The ICO blog recently reported that of the £2.7 million worth of fines issued in relation to nuisance calls since April 2015, only 6 of the 27 fines issued have been paid, leaving a total of £2.26 million penalties unpaid. The Privacy and Electronic Communications (EC Directive) Regulations 2003 (“Privacy Regulations”) contain powers for the ICO to fine companies which make marketing calls and texts, where the recipients have not consented to be contacted.
Recent fines that have been issued include:
- a £70,000 fine to London based Nouveau Finance Limited, a company that sent 2.2 million spam text messages without consent from the recipients;
- a £30,000 to Assist Law, a will writing firm in Weston-Super-Mare for making unsolicited marketing calls to persons registered with the Telephone Preference Service (TPS) for over a year.
Many of the companies fined however have so far avoided paying the fines by filing for insolvency. As the regulator put it “leaving by the back door as the regulator comes through the front door”.
At present the ICO can issue fines of up to £500,000 where there has been a serious contravention. These can be imposed on any legal person (e.g. a business or charity, or an individual), however there is no specific right to fine the directors responsible for such companies. A change to legislation is expected in Spring 2017 which will introduce fines of up to £500,000 for directors of nuisance marketing firms, and hopefully break the cycle whereby the same directors continue to operate under a new company.

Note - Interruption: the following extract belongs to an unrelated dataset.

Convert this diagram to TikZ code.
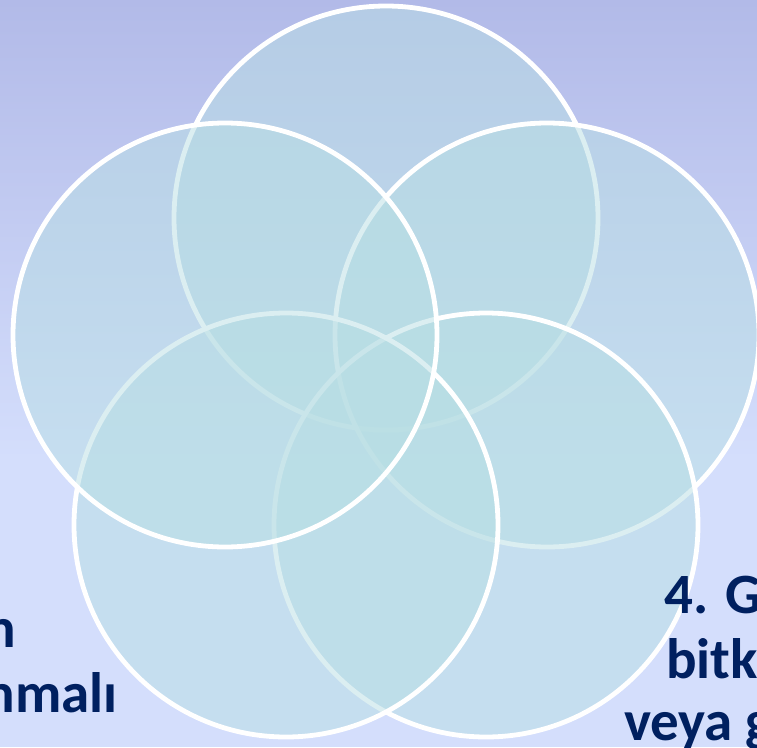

The change in law should also be noted by all directors that fall within the remit of the Data Protection Act 1998 (“DPA”), if not the Privacy Regulations, as there is a clear move being made to seek to penalise those accountable for breaches relating to personal data. Points worth noting are:
- The ICO have the power to fine directors for breaches of the Data Protection Act where breach can be shown to have occurred with a director’s consent, connivance or neglect;
- Under the GDPR fines of value up to 4% of annual worldwide turnover, or 20 million euros, whichever is greater, will be possible;
- When the GDPR is enacted data processors as well as data controllers will also be caught; and
- Breach of general director duties to act in good faith, in the best interests of the company, and to exercise reasonable care, skill and diligence could result in an action for damages, termination of a directorship, or disqualification as a director.